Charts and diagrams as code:
————————
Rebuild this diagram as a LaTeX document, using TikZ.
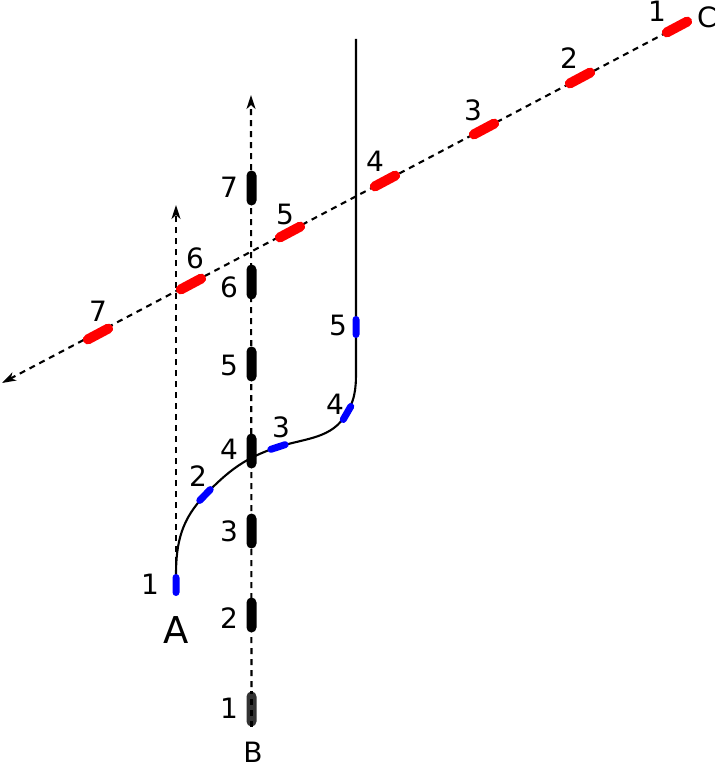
\documentclass[tikz,border=0pt]{standalone}
\usepackage{fontspec}
\setmainfont{DejaVu Sans}
\usetikzlibrary{arrows.meta,backgrounds}
\tikzset{
  dline/.style={line width=2.1pt, dash pattern=on 6pt off 5pt},
  arr/.style={-{Stealth[length=14pt,width=9pt,inset=4pt]}},
  curve/.style={line width=2.1pt},
  bcar/.style={fill=black, rounded corners=5pt, minimum width=10pt, minimum height=35pt, inner sep=0pt},
  rcar/.style={fill=red, rounded corners=5pt, minimum width=33pt, minimum height=10pt, inner sep=0pt},
  ucar/.style={fill=blue, rounded corners=3.5pt, minimum width=22pt, minimum height=7pt, inner sep=0pt},
  lab/.style={font=\fontsize{28}{32}\selectfont, inner sep=0pt},
  bigl/.style={font=\fontsize{37}{42}\selectfont, inner sep=0pt}
}
\begin{document}
\begin{tikzpicture}[x=1pt,y=1pt]
\useasboundingbox (0,0) rectangle (717,-768);
% red cars (C)
\node[rcar, rotate=28] (r1) at (677,-27) {};
\node[rcar, rotate=28] (r2) at (580,-78) {};
\node[rcar, rotate=28] (r3) at (484,-129) {};
\node[rcar, rotate=28] (r4) at (385,-181) {};
\node[rcar, rotate=28] (r5) at (290,-232) {};
\node[rcar, rotate=28] (r6) at (191,-284) {};
\node[rcar, rotate=28] (r7) at (98,-334) {};
\coordinate (rend) at (2,-383);
% black cars (B)
\node[bcar, fill=black!80] (b1) at (251.5,-709) {};
\node[bcar] (b2) at (251.5,-615) {};
\node[bcar] (b3) at (251.5,-531) {};
\node[bcar] (b4) at (251.5,-451) {};
\node[bcar] (b5) at (251.5,-364) {};
\node[bcar] (b6) at (251.5,-282) {};
\node[bcar] (b7) at (251.5,-188) {};
\coordinate (btop) at (251,-95);
% blue cars (A)
\node[ucar, rotate=90] (a1) at (176,-585) {};
\node[ucar, rotate=46] (a2) at (205,-495) {};
\node[ucar, rotate=18] (a3) at (278,-447) {};
\node[ucar, rotate=60] (a4) at (347,-413) {};
\node[ucar, rotate=90] (a5) at (356,-327) {};
\coordinate (atop) at (176,-205);
\coordinate (ctop) at (356,-39);
\begin{scope}[on background layer]
  \draw[dline, arr] (r1.center) -- (rend);
  \draw[dline, arr] (b1.center) -- (btop);
  \draw[dline, arr] (a1.center) -- (atop);
  \draw[curve] (a1.center) -- (176,-575) to[out=90,in=226] (a2.center)
     to[out=46,in=198] (a3.center) to[out=18,in=240] (a4.center)
     to[out=60,in=270] (356,-365) -- (a5.center) -- (ctop);
\end{scope}
\draw[dline] (b1.south) -- (b1.north);
% labels
\node[lab] (lr1) at (657,-11) {1};
\node[lab] (lc) at (707,-17) {C};
\node[lab] (lr2) at (569,-58) {2};
\node[lab] (lr3) at (473,-110) {3};
\node[lab] (lr4) at (375,-161) {4};
\node[lab] (lr5) at (285,-214) {5};
\node[lab] (lr6) at (195,-258) {6};
\node[lab] (lr7) at (98,-311) {7};
\node[lab] (lb1) at (229,-708) {1};
\node[lab] (lb2) at (229,-618) {2};
\node[lab] (lb3) at (229,-531) {3};
\node[lab] (lb4) at (229,-449) {4};
\node[lab] (lb5) at (229,-365) {5};
\node[lab] (lb6) at (229,-287) {6};
\node[lab] (lb7) at (229,-187) {7};
\node[lab] (lbb) at (253,-752) {B};
\node[lab] (la1) at (150,-584) {1};
\node[lab] (la2) at (198,-476) {2};
\node[lab] (la3) at (281,-427) {3};
\node[lab] (la4) at (335,-404) {4};
\node[lab] (la5) at (338,-325) {5};
\node[bigl] (laa) at (176,-630) {A};
\end{tikzpicture}
\end{document}
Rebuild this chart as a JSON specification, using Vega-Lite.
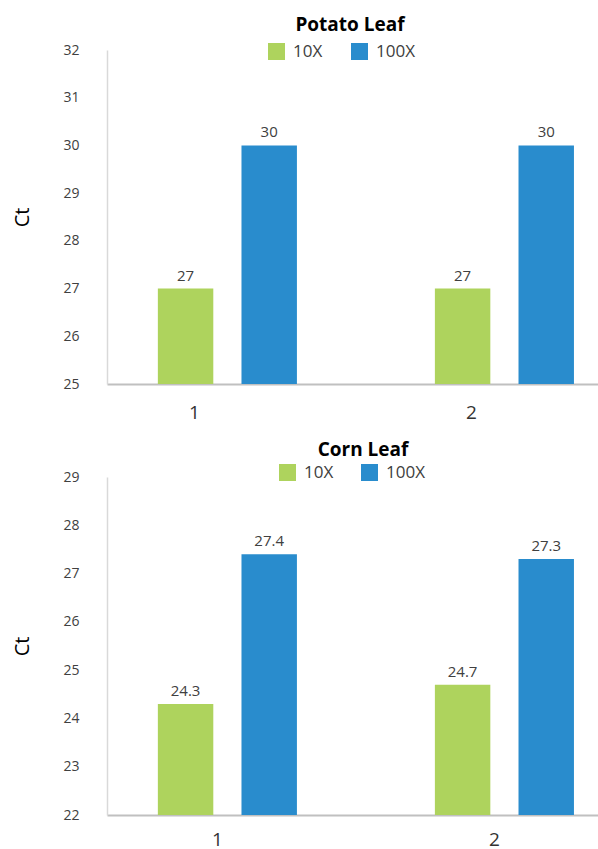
————————
Exercise goal: Repeat the records above exactly, leaving out the pictures.

Result of this exercise:
Rebuild this diagram as a LaTeX document, using TikZ.
\documentclass[tikz,border=0pt]{standalone}
\usepackage{fontspec}
\setmainfont{DejaVu Sans}
\usetikzlibrary{arrows.meta,backgrounds}
\tikzset{
  dline/.style={line width=2.1pt, dash pattern=on 6pt off 5pt},
  arr/.style={-{Stealth[length=14pt,width=9pt,inset=4pt]}},
  curve/.style={line width=2.1pt},
  bcar/.style={fill=black, rounded corners=5pt, minimum width=10pt, minimum height=35pt, inner sep=0pt},
  rcar/.style={fill=red, rounded corners=5pt, minimum width=33pt, minimum height=10pt, inner sep=0pt},
  ucar/.style={fill=blue, rounded corners=3.5pt, minimum width=22pt, minimum height=7pt, inner sep=0pt},
  lab/.style={font=\fontsize{28}{32}\selectfont, inner sep=0pt},
  bigl/.style={font=\fontsize{37}{42}\selectfont, inner sep=0pt}
}
\begin{document}
\begin{tikzpicture}[x=1pt,y=1pt]
\useasboundingbox (0,0) rectangle (717,-768);
% red cars (C)
\node[rcar, rotate=28] (r1) at (677,-27) {};
\node[rcar, rotate=28] (r2) at (580,-78) {};
\node[rcar, rotate=28] (r3) at (484,-129) {};
\node[rcar, rotate=28] (r4) at (385,-181) {};
\node[rcar, rotate=28] (r5) at (290,-232) {};
\node[rcar, rotate=28] (r6) at (191,-284) {};
\node[rcar, rotate=28] (r7) at (98,-334) {};
\coordinate (rend) at (2,-383);
% black cars (B)
\node[bcar, fill=black!80] (b1) at (251.5,-709) {};
\node[bcar] (b2) at (251.5,-615) {};
\node[bcar] (b3) at (251.5,-531) {};
\node[bcar] (b4) at (251.5,-451) {};
\node[bcar] (b5) at (251.5,-364) {};
\node[bcar] (b6) at (251.5,-282) {};
\node[bcar] (b7) at (251.5,-188) {};
\coordinate (btop) at (251,-95);
% blue cars (A)
\node[ucar, rotate=90] (a1) at (176,-585) {};
\node[ucar, rotate=46] (a2) at (205,-495) {};
\node[ucar, rotate=18] (a3) at (278,-447) {};
\node[ucar, rotate=60] (a4) at (347,-413) {};
\node[ucar, rotate=90] (a5) at (356,-327) {};
\coordinate (atop) at (176,-205);
\coordinate (ctop) at (356,-39);
\begin{scope}[on background layer]
  \draw[dline, arr] (r1.center) -- (rend);
  \draw[dline, arr] (b1.center) -- (btop);
  \draw[dline, arr] (a1.center) -- (atop);
  \draw[curve] (a1.center) -- (176,-575) to[out=90,in=226] (a2.center)
     to[out=46,in=198] (a3.center) to[out=18,in=240] (a4.center)
     to[out=60,in=270] (356,-365) -- (a5.center) -- (ctop);
\end{scope}
\draw[dline] (b1.south) -- (b1.north);
% labels
\node[lab] (lr1) at (657,-11) {1};
\node[lab] (lc) at (707,-17) {C};
\node[lab] (lr2) at (569,-58) {2};
\node[lab] (lr3) at (473,-110) {3};
\node[lab] (lr4) at (375,-161) {4};
\node[lab] (lr5) at (285,-214) {5};
\node[lab] (lr6) at (195,-258) {6};
\node[lab] (lr7) at (98,-311) {7};
\node[lab] (lb1) at (229,-708) {1};
\node[lab] (lb2) at (229,-618) {2};
\node[lab] (lb3) at (229,-531) {3};
\node[lab] (lb4) at (229,-449) {4};
\node[lab] (lb5) at (229,-365) {5};
\node[lab] (lb6) at (229,-287) {6};
\node[lab] (lb7) at (229,-187) {7};
\node[lab] (lbb) at (253,-752) {B};
\node[lab] (la1) at (150,-584) {1};
\node[lab] (la2) at (198,-476) {2};
\node[lab] (la3) at (281,-427) {3};
\node[lab] (la4) at (335,-404) {4};
\node[lab] (la5) at (338,-325) {5};
\node[bigl] (laa) at (176,-630) {A};
\end{tikzpicture}
\end{document}
Rebuild this chart as a JSON specification, using Vega-Lite.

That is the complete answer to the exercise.